▸ **Problem to solve**: Copy out all the data, word for word.

===== Raw data

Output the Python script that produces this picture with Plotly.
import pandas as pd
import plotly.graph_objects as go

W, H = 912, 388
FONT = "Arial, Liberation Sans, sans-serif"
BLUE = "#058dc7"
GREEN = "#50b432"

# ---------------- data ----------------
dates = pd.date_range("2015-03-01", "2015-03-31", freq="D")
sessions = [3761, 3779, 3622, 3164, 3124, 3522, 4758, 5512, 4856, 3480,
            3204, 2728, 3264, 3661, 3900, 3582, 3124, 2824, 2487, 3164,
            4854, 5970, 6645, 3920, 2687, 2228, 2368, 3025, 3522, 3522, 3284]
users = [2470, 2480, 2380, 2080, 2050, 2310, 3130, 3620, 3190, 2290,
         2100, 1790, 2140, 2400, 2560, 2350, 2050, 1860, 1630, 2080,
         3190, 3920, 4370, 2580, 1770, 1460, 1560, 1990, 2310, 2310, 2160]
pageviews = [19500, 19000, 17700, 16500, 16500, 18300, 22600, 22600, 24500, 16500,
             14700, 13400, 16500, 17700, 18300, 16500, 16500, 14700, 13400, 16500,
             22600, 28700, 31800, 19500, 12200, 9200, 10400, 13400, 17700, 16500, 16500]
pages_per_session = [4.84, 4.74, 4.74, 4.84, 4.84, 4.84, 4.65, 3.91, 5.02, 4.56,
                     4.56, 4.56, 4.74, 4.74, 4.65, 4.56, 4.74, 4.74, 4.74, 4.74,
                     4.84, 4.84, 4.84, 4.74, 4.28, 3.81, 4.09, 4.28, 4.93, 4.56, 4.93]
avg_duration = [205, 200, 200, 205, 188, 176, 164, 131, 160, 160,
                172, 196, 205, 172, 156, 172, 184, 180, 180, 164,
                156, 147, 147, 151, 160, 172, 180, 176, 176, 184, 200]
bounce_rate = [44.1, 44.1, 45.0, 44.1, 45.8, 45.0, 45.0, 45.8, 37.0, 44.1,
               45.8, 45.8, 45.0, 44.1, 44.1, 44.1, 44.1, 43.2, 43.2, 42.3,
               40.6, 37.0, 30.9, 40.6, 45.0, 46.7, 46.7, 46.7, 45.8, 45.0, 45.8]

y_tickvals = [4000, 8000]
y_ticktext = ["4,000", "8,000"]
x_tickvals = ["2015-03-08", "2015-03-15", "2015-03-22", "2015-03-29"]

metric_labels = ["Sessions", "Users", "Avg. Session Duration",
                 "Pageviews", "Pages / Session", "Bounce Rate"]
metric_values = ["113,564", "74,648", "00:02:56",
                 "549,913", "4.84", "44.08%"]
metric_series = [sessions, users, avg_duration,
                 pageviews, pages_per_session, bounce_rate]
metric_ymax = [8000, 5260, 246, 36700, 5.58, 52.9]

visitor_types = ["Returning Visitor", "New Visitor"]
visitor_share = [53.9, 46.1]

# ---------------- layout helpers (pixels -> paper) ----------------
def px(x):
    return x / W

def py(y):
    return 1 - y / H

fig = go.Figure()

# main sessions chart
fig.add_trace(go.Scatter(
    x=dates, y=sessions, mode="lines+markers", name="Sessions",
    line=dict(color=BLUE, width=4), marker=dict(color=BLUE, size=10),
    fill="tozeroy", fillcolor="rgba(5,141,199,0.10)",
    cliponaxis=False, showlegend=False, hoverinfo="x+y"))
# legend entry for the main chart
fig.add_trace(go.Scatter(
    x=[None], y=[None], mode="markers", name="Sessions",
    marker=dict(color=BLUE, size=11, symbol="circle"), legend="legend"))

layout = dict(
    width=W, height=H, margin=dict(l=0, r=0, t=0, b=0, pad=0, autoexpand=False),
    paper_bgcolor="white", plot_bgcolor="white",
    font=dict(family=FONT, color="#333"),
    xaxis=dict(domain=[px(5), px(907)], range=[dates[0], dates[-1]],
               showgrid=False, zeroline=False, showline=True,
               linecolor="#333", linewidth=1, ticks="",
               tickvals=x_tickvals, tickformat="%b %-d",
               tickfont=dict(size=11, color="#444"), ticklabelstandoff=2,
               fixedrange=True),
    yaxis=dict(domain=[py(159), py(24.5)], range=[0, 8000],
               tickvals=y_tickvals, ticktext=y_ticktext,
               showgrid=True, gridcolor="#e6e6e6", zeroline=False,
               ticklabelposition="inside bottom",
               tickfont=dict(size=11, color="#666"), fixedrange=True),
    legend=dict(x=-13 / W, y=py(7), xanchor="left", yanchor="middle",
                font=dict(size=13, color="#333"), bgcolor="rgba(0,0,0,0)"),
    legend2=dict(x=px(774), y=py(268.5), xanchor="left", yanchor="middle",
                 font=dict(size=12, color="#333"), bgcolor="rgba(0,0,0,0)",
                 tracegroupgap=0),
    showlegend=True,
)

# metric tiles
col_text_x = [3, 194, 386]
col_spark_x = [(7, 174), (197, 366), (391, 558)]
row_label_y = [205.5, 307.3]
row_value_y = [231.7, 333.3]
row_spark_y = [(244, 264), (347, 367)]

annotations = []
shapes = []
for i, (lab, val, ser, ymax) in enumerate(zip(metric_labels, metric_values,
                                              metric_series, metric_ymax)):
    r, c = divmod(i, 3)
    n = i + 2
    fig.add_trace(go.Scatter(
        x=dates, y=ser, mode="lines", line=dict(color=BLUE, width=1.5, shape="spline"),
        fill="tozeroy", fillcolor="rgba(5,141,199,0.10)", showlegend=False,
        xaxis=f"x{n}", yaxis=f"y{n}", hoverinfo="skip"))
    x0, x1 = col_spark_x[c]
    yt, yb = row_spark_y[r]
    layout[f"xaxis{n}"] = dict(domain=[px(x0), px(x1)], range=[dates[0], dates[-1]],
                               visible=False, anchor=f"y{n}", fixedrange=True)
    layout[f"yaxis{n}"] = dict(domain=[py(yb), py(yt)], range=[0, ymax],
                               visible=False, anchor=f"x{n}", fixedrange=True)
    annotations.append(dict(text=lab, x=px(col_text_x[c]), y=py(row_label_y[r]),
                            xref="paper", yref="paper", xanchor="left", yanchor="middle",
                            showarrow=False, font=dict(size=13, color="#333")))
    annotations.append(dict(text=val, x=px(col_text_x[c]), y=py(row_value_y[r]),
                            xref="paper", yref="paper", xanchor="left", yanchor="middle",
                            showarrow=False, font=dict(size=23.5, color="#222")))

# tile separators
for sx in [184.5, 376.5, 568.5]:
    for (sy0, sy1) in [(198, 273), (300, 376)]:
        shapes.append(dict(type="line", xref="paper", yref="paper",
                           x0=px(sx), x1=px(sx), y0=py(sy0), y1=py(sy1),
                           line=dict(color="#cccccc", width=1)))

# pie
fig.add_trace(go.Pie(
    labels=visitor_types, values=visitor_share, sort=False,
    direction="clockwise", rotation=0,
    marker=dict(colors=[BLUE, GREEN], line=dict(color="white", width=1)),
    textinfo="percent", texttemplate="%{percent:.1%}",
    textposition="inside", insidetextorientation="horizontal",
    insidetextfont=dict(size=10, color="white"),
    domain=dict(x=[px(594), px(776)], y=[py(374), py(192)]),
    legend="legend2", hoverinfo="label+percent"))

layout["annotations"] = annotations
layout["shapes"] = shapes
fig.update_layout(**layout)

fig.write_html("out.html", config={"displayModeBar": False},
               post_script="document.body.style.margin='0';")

==========

▸ **Full solution**:
Output the Python script that produces this picture with Plotly.
import pandas as pd
import plotly.graph_objects as go

W, H = 912, 388
FONT = "Arial, Liberation Sans, sans-serif"
BLUE = "#058dc7"
GREEN = "#50b432"

# ---------------- data ----------------
dates = pd.date_range("2015-03-01", "2015-03-31", freq="D")
sessions = [3761, 3779, 3622, 3164, 3124, 3522, 4758, 5512, 4856, 3480,
            3204, 2728, 3264, 3661, 3900, 3582, 3124, 2824, 2487, 3164,
            4854, 5970, 6645, 3920, 2687, 2228, 2368, 3025, 3522, 3522, 3284]
users = [2470, 2480, 2380, 2080, 2050, 2310, 3130, 3620, 3190, 2290,
         2100, 1790, 2140, 2400, 2560, 2350, 2050, 1860, 1630, 2080,
         3190, 3920, 4370, 2580, 1770, 1460, 1560, 1990, 2310, 2310, 2160]
pageviews = [19500, 19000, 17700, 16500, 16500, 18300, 22600, 22600, 24500, 16500,
             14700, 13400, 16500, 17700, 18300, 16500, 16500, 14700, 13400, 16500,
             22600, 28700, 31800, 19500, 12200, 9200, 10400, 13400, 17700, 16500, 16500]
pages_per_session = [4.84, 4.74, 4.74, 4.84, 4.84, 4.84, 4.65, 3.91, 5.02, 4.56,
                     4.56, 4.56, 4.74, 4.74, 4.65, 4.56, 4.74, 4.74, 4.74, 4.74,
                     4.84, 4.84, 4.84, 4.74, 4.28, 3.81, 4.09, 4.28, 4.93, 4.56, 4.93]
avg_duration = [205, 200, 200, 205, 188, 176, 164, 131, 160, 160,
                172, 196, 205, 172, 156, 172, 184, 180, 180, 164,
                156, 147, 147, 151, 160, 172, 180, 176, 176, 184, 200]
bounce_rate = [44.1, 44.1, 45.0, 44.1, 45.8, 45.0, 45.0, 45.8, 37.0, 44.1,
               45.8, 45.8, 45.0, 44.1, 44.1, 44.1, 44.1, 43.2, 43.2, 42.3,
               40.6, 37.0, 30.9, 40.6, 45.0, 46.7, 46.7, 46.7, 45.8, 45.0, 45.8]

y_tickvals = [4000, 8000]
y_ticktext = ["4,000", "8,000"]
x_tickvals = ["2015-03-08", "2015-03-15", "2015-03-22", "2015-03-29"]

metric_labels = ["Sessions", "Users", "Avg. Session Duration",
                 "Pageviews", "Pages / Session", "Bounce Rate"]
metric_values = ["113,564", "74,648", "00:02:56",
                 "549,913", "4.84", "44.08%"]
metric_series = [sessions, users, avg_duration,
                 pageviews, pages_per_session, bounce_rate]
metric_ymax = [8000, 5260, 246, 36700, 5.58, 52.9]

visitor_types = ["Returning Visitor", "New Visitor"]
visitor_share = [53.9, 46.1]

# ---------------- layout helpers (pixels -> paper) ----------------
def px(x):
    return x / W

def py(y):
    return 1 - y / H

fig = go.Figure()

# main sessions chart
fig.add_trace(go.Scatter(
    x=dates, y=sessions, mode="lines+markers", name="Sessions",
    line=dict(color=BLUE, width=4), marker=dict(color=BLUE, size=10),
    fill="tozeroy", fillcolor="rgba(5,141,199,0.10)",
    cliponaxis=False, showlegend=False, hoverinfo="x+y"))
# legend entry for the main chart
fig.add_trace(go.Scatter(
    x=[None], y=[None], mode="markers", name="Sessions",
    marker=dict(color=BLUE, size=11, symbol="circle"), legend="legend"))

layout = dict(
    width=W, height=H, margin=dict(l=0, r=0, t=0, b=0, pad=0, autoexpand=False),
    paper_bgcolor="white", plot_bgcolor="white",
    font=dict(family=FONT, color="#333"),
    xaxis=dict(domain=[px(5), px(907)], range=[dates[0], dates[-1]],
               showgrid=False, zeroline=False, showline=True,
               linecolor="#333", linewidth=1, ticks="",
               tickvals=x_tickvals, tickformat="%b %-d",
               tickfont=dict(size=11, color="#444"), ticklabelstandoff=2,
               fixedrange=True),
    yaxis=dict(domain=[py(159), py(24.5)], range=[0, 8000],
               tickvals=y_tickvals, ticktext=y_ticktext,
               showgrid=True, gridcolor="#e6e6e6", zeroline=False,
               ticklabelposition="inside bottom",
               tickfont=dict(size=11, color="#666"), fixedrange=True),
    legend=dict(x=-13 / W, y=py(7), xanchor="left", yanchor="middle",
                font=dict(size=13, color="#333"), bgcolor="rgba(0,0,0,0)"),
    legend2=dict(x=px(774), y=py(268.5), xanchor="left", yanchor="middle",
                 font=dict(size=12, color="#333"), bgcolor="rgba(0,0,0,0)",
                 tracegroupgap=0),
    showlegend=True,
)

# metric tiles
col_text_x = [3, 194, 386]
col_spark_x = [(7, 174), (197, 366), (391, 558)]
row_label_y = [205.5, 307.3]
row_value_y = [231.7, 333.3]
row_spark_y = [(244, 264), (347, 367)]

annotations = []
shapes = []
for i, (lab, val, ser, ymax) in enumerate(zip(metric_labels, metric_values,
                                              metric_series, metric_ymax)):
    r, c = divmod(i, 3)
    n = i + 2
    fig.add_trace(go.Scatter(
        x=dates, y=ser, mode="lines", line=dict(color=BLUE, width=1.5, shape="spline"),
        fill="tozeroy", fillcolor="rgba(5,141,199,0.10)", showlegend=False,
        xaxis=f"x{n}", yaxis=f"y{n}", hoverinfo="skip"))
    x0, x1 = col_spark_x[c]
    yt, yb = row_spark_y[r]
    layout[f"xaxis{n}"] = dict(domain=[px(x0), px(x1)], range=[dates[0], dates[-1]],
                               visible=False, anchor=f"y{n}", fixedrange=True)
    layout[f"yaxis{n}"] = dict(domain=[py(yb), py(yt)], range=[0, ymax],
                               visible=False, anchor=f"x{n}", fixedrange=True)
    annotations.append(dict(text=lab, x=px(col_text_x[c]), y=py(row_label_y[r]),
                            xref="paper", yref="paper", xanchor="left", yanchor="middle",
                            showarrow=False, font=dict(size=13, color="#333")))
    annotations.append(dict(text=val, x=px(col_text_x[c]), y=py(row_value_y[r]),
                            xref="paper", yref="paper", xanchor="left", yanchor="middle",
                            showarrow=False, font=dict(size=23.5, color="#222")))

# tile separators
for sx in [184.5, 376.5, 568.5]:
    for (sy0, sy1) in [(198, 273), (300, 376)]:
        shapes.append(dict(type="line", xref="paper", yref="paper",
                           x0=px(sx), x1=px(sx), y0=py(sy0), y1=py(sy1),
                           line=dict(color="#cccccc", width=1)))

# pie
fig.add_trace(go.Pie(
    labels=visitor_types, values=visitor_share, sort=False,
    direction="clockwise", rotation=0,
    marker=dict(colors=[BLUE, GREEN], line=dict(color="white", width=1)),
    textinfo="percent", texttemplate="%{percent:.1%}",
    textposition="inside", insidetextorientation="horizontal",
    insidetextfont=dict(size=10, color="white"),
    domain=dict(x=[px(594), px(776)], y=[py(374), py(192)]),
    legend="legend2", hoverinfo="label+percent"))

layout["annotations"] = annotations
layout["shapes"] = shapes
fig.update_layout(**layout)

fig.write_html("out.html", config={"displayModeBar": False},
               post_script="document.body.style.margin='0';")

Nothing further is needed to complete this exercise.